Drawing on the discussion on conditional dplyr evaluation I would like conditionally execute a step in pipeline depending on whether the reference column exists in the passed data frame.
Example
The results generated by 1)
and 2)
should be identical.
Existing column
# 1)
mtcars %>%
filter(am == 1) %>%
filter(cyl == 4)
# 2)
mtcars %>%
filter(am == 1) %>%
{
if("cyl" %in% names(.)) filter(cyl == 4) else .
}
Unavailable column
# 1)
mtcars %>%
filter(am == 1)
# 2)
mtcars %>%
filter(am == 1) %>%
{
if("absent_column" %in% names(.)) filter(absent_column == 4) else .
}
Problem
For the available column the passed object does not correspond to the initial data frame. The original code returns the error message:
Error in
filter(cyl == 4)
: object'cyl'
not found
I have tried alternative syntax (with no luck):
>> mtcars %>%
... filter(am == 1) %>%
... {
... if("cyl" %in% names(.)) filter(.$cyl == 4) else .
... }
Show Traceback
Rerun with Debug
Error in UseMethod("filter_") :
no applicable method for 'filter_' applied to an object of class "logical"
Follow-up
I wanted to expand this question that would account for the evaluation on the right-hand side of the ==
in filter
call.
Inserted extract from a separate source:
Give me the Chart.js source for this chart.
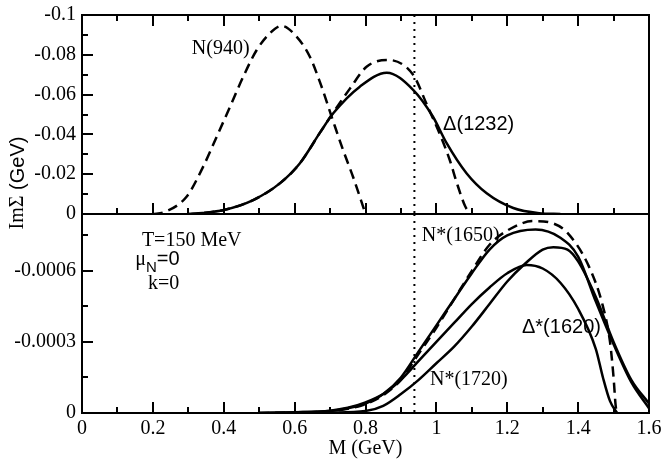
<!DOCTYPE html>
<html>
<head>
<meta charset="utf-8">
<script src="https://cdn.jsdelivr.net/npm/chart.js@4/dist/chart.umd.min.js"></script>
<style>
  html,body{margin:0;padding:0;background:#fff;}
  #wrap{position:relative;width:663px;height:459px;}
  #wrap canvas{position:absolute;left:0;top:0;}
</style>
</head>
<body>
<div id="wrap">
  <canvas id="topChart" width="663" height="459"></canvas>
  <canvas id="botChart" width="663" height="459"></canvas>
</div>
<script>
// ---- top panel: N(940) and Delta(1232), Im Sigma in GeV ----
const n940M   = [0.2,0.23,0.295,0.342,0.38,0.418,0.455,0.493,0.53,0.563,0.606,0.643,0.672,0.708,0.737,0.765,0.789,0.8];
const n940Im  = [0,-0.0008,-0.0087,-0.0238,-0.0388,-0.054,-0.069,-0.0824,-0.0908,-0.0945,-0.089,-0.079,-0.066,-0.047,-0.032,-0.0186,-0.006,0];

const d1232M  = [0.3,0.34,0.4,0.483,0.559,0.615,0.672,0.709,0.784,0.86,0.935,0.99,1.029,1.085,1.142,1.217,1.29,1.35];
const d1232Im = [0,-0.0005,-0.002,-0.007,-0.0155,-0.0255,-0.041,-0.0506,-0.064,-0.071,-0.0623,-0.049,-0.0356,-0.0205,-0.0104,-0.003,-0.0004,0];

const d1232dM  = [0.3,0.34,0.4,0.483,0.559,0.615,0.672,0.709,0.756,0.803,0.863,0.935,0.973,1.01,1.038,1.057,1.081,1.095];
const d1232dIm = [0,-0.0005,-0.002,-0.007,-0.0155,-0.0255,-0.041,-0.051,-0.063,-0.074,-0.0774,-0.0698,-0.055,-0.040,-0.027,-0.016,-0.004,0];

// ---- bottom panel: resonances ----
const n1650M  = [0.5,0.6,0.7,0.75,0.8,0.85,0.9,0.95,1.0,1.05,1.1,1.15,1.2,1.28,1.35,1.4,1.45,1.5,1.55,1.6];
const n1650Im = [0,-0.000003,-0.000008,-0.00002,-0.00004,-0.00008,-0.00015,-0.00026,-0.00037,-0.00048,-0.00059,-0.00069,-0.00075,-0.000775,-0.00074,-0.00066,-0.00047,-0.00029,-0.00013,-0.00002];

const dashM  = [0.5,0.6,0.7,0.75,0.8,0.85,0.9,0.95,1.0,1.05,1.1,1.15,1.2,1.273,1.33,1.37,1.43,1.47,1.49,1.5,1.506,1.51];
const dashIm = [0,-0.000002,-0.000007,-0.000018,-0.000037,-0.000075,-0.00014,-0.00025,-0.00036,-0.00048,-0.0006,-0.00071,-0.00077,-0.00081,-0.0008,-0.00076,-0.00062,-0.00045,-0.0003,-0.00015,-0.00003,0];

const midM  = [0.5,0.6,0.7,0.75,0.8,0.85,0.9,0.95,1.0,1.05,1.1,1.15,1.2,1.255,1.3,1.35,1.4,1.45,1.47,1.49,1.51];
const midIm = [0,-0.000003,-0.00001,-0.000022,-0.000045,-0.00008,-0.00014,-0.00022,-0.0003,-0.00038,-0.00046,-0.00053,-0.00059,-0.000625,-0.00061,-0.00055,-0.00044,-0.00027,-0.00015,-0.00005,0];

const n1720M  = [0.6,0.7,0.8,0.85,0.9,0.95,1.0,1.05,1.1,1.15,1.2,1.25,1.3,1.33,1.37,1.4,1.45,1.5,1.55,1.6];
const n1720Im = [0,-0.000002,-0.000008,-0.00003,-0.00008,-0.00014,-0.00021,-0.00028,-0.000365,-0.00046,-0.000555,-0.00063,-0.00069,-0.0007,-0.00069,-0.00064,-0.00049,-0.0003,-0.00014,-0.00004];

const mNucleon = 0.938;

const SERIF = '20px "Liberation Serif"';
const SANS  = '20px "Liberation Sans"';

function pts(xs, ys){ return xs.map((v,i)=>({x:v, y:ys[i]})); }
function curve(xs, ys, dashed){
  return {data:pts(xs,ys), borderColor:'#000', borderWidth:2.5, borderDash:dashed?[10,6]:[],
          pointRadius:0, fill:false, cubicInterpolationMode:'monotone'};
}
function dotted(yMin){
  return {data:[{x:mNucleon,y:yMin},{x:mNucleon,y:0}], borderColor:'#000', borderWidth:2,
          borderDash:[2,5], pointRadius:0, fill:false};
}

// frame with inward ticks + text notes, one plugin per panel
function makeDeco(cfg){
  return {
    id:'deco',
    afterDatasetsDraw(chart){
      const ctx = chart.ctx, a = chart.chartArea, xs = chart.scales.x, ys = chart.scales.y;
      ctx.save();
      ctx.setLineDash([]);
      ctx.fillStyle = '#000';
      const L = Math.round(a.left), R = Math.round(a.right), T = Math.round(a.top), B = Math.round(a.bottom);
      ctx.fillRect(L-1, T-1, R-L+2, 2);
      ctx.fillRect(L-1, B-1, R-L+2, 2);
      ctx.fillRect(L-1, T-1, 2, B-T+2);
      ctx.fillRect(R-1, T-1, 2, B-T+2);
      for(let i=0;i<=16;i++){
        const px = Math.round(xs.getPixelForValue(i/10));
        const len = (i%2===1) ? 6 : 11;
        ctx.fillRect(px-1, B-len, 2, len);
        if(cfg.topTicks) ctx.fillRect(px-1, T, 2, len);
      }
      const n = Math.floor(cfg.yMin/cfg.yMinor + 1e-6);
      for(let i=0;i<=n;i++){
        const py = Math.round(ys.getPixelForValue(-i*cfg.yMinor));
        const len = (i%2===1) ? 6 : 11;
        ctx.fillRect(L, py-1, len, 2);
      }
      ctx.textBaseline='middle'; ctx.textAlign='left';
      cfg.items.forEach(it=>{
        let px = xs.getPixelForValue(it.m);
        const py = ys.getPixelForValue(it.v);
        it.parts.forEach(p=>{ ctx.font=p.font; ctx.fillText(p.t, px, py+(p.dy||0)); px += ctx.measureText(p.t).width; });
      });
      if(cfg.yTitle){
        ctx.translate(18, 183); ctx.rotate(-Math.PI/2);
        ctx.font=SERIF; const w1=ctx.measureText('ImΣ').width;
        ctx.font=SANS;  const w2=ctx.measureText(' (GeV)').width;
        const sx = -(w1+w2)/2;
        ctx.font=SERIF; ctx.fillText('ImΣ', sx, 0);
        ctx.font=SANS;  ctx.fillText(' (GeV)', sx+w1, 0);
      }
      ctx.restore();
    }
  };
}

Chart.defaults.font.family = '"Liberation Serif"';
Chart.defaults.font.size = 20;
Chart.defaults.color = '#000';

const yTick = (fmt)=>({display:true, padding:6, font:{size:20, family:'"Liberation Serif"'}, color:'#000', callback:fmt});

const topItems = [
  {m:0.31, v:-0.0829, parts:[{t:'N(940)', font:SERIF}]},
  {m:1.019, v:-0.0452, parts:[{t:'Δ(1232)', font:SANS}]}
];
const botItems = [
  {m:0.169, v:-0.000727, parts:[{t:'T=150 MeV', font:SERIF}]},
  {m:0.15, v:-0.000646, parts:[{t:'μ', font:SERIF},{t:'N', font:'15px "Liberation Sans"', dy:8},{t:'=0', font:SANS}]},
  {m:0.186, v:-0.000545, parts:[{t:'k=0', font:SERIF}]},
  {m:0.959, v:-0.000748, parts:[{t:'N*(1650)', font:SERIF}]},
  {m:1.2415, v:-0.000359, parts:[{t:'Δ*(1620)', font:SANS}]},
  {m:0.982, v:-0.000139, parts:[{t:'N*(1720)', font:SERIF}]}
];

new Chart(document.getElementById('topChart'), {
  type:'line',
  data:{datasets:[
    curve(n940M, n940Im, true),
    curve(d1232M, d1232Im, false),
    curve(d1232dM, d1232dIm, true),
    dotted(-0.1)
  ]},
  options:{
    responsive:false, animation:false, devicePixelRatio:1,
    layout:{padding:{left:0,right:14,top:15,bottom:245}},
    plugins:{legend:{display:false}, tooltip:{enabled:false}},
    scales:{
      x:{type:'linear', min:0, max:1.6, display:false},
      y:{type:'linear', reverse:true, min:-0.1, max:0,
         grid:{display:false, drawTicks:false}, border:{display:false},
         ticks:Object.assign(yTick(v=>Math.abs(v)<1e-9?'0':String(+v.toFixed(2))), {stepSize:0.02}),
         afterFit(s){ s.width = 82; s.paddingTop = 0; s.paddingBottom = 0; }}
    }
  },
  plugins:[makeDeco({topTicks:true, yMin:0.1, yMinor:0.01, items:topItems, yTitle:true})]
});

new Chart(document.getElementById('botChart'), {
  type:'line',
  data:{datasets:[
    curve(n1650M, n1650Im, false),
    curve(dashM, dashIm, true),
    curve(midM, midIm, false),
    curve(n1720M, n1720Im, false),
    dotted(-0.00084)
  ]},
  options:{
    responsive:false, animation:false, devicePixelRatio:1,
    layout:{padding:{left:0,right:14,top:214,bottom:0}},
    plugins:{legend:{display:false}, tooltip:{enabled:false}},
    scales:{
      x:{type:'linear', min:0, max:1.6,
         grid:{display:false, drawTicks:false}, border:{display:false},
         ticks:{stepSize:0.2, padding:4, maxRotation:0, autoSkip:false, color:'#000',
                font:{size:20, family:'"Liberation Serif"'}, callback:v=>String(+v.toFixed(1))},
         title:{display:true, text:'M (GeV)', color:'#000', padding:0,
                font:{size:20, family:'"Liberation Serif"', lineHeight:1}},
         afterFit(s){ s.height = 46; s.paddingRight = 0; s.paddingLeft = 0; }},
      y:{type:'linear', reverse:true, min:-0.00084, max:0,
         grid:{display:false, drawTicks:false}, border:{display:false},
         ticks:Object.assign(yTick(v=>{
             if(Math.abs(v)<1e-12) return '0';
             const k=v/0.0003; if(Math.abs(k-Math.round(k))>1e-6) return null;
             return v.toFixed(4);
           }), {stepSize:0.0003}),
         afterFit(s){ s.width = 82; s.paddingTop = 0; s.paddingBottom = 0; }}
    }
  },
  plugins:[makeDeco({topTicks:false, yMin:0.00084, yMinor:0.00015, items:botItems, yTitle:false})]
});
</script>
</body>
</html>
For instance the syntax below attempts to filter on the first available value.
mtcars %>%
filter({
if ("does_not_ex" %in% names(.))
does_not_ex
else
NULL
} == {
if ("does_not_ex" %in% names(.))
unique(.[['does_not_ex']])
else
NULL
})
Expectedly, the call evaluates to an error message:
Error in
filter_impl(.data, quo)
: Result must have length 32, not 0
When applied to existing column:
mtcars %>%
filter({
if ("mpg" %in% names(.))
mpg
else
NULL
} == {
if ("mpg" %in% names(.))
unique(.[['mpg']])
else
NULL
})
It works with a warning message:
mpg cyl disp hp drat wt qsec vs am gear carb
1 21 6 160 110 3.9 2.62 16.46 0 1 4 4
Warning message: In
{
: longer object length is not a multiple of shorter object length
Follow-up question
Is there a neat way of expending the existing syntax in order to get conditional evaluation on the right-hand side of the filter
call, ideally staying within dplyr workflow?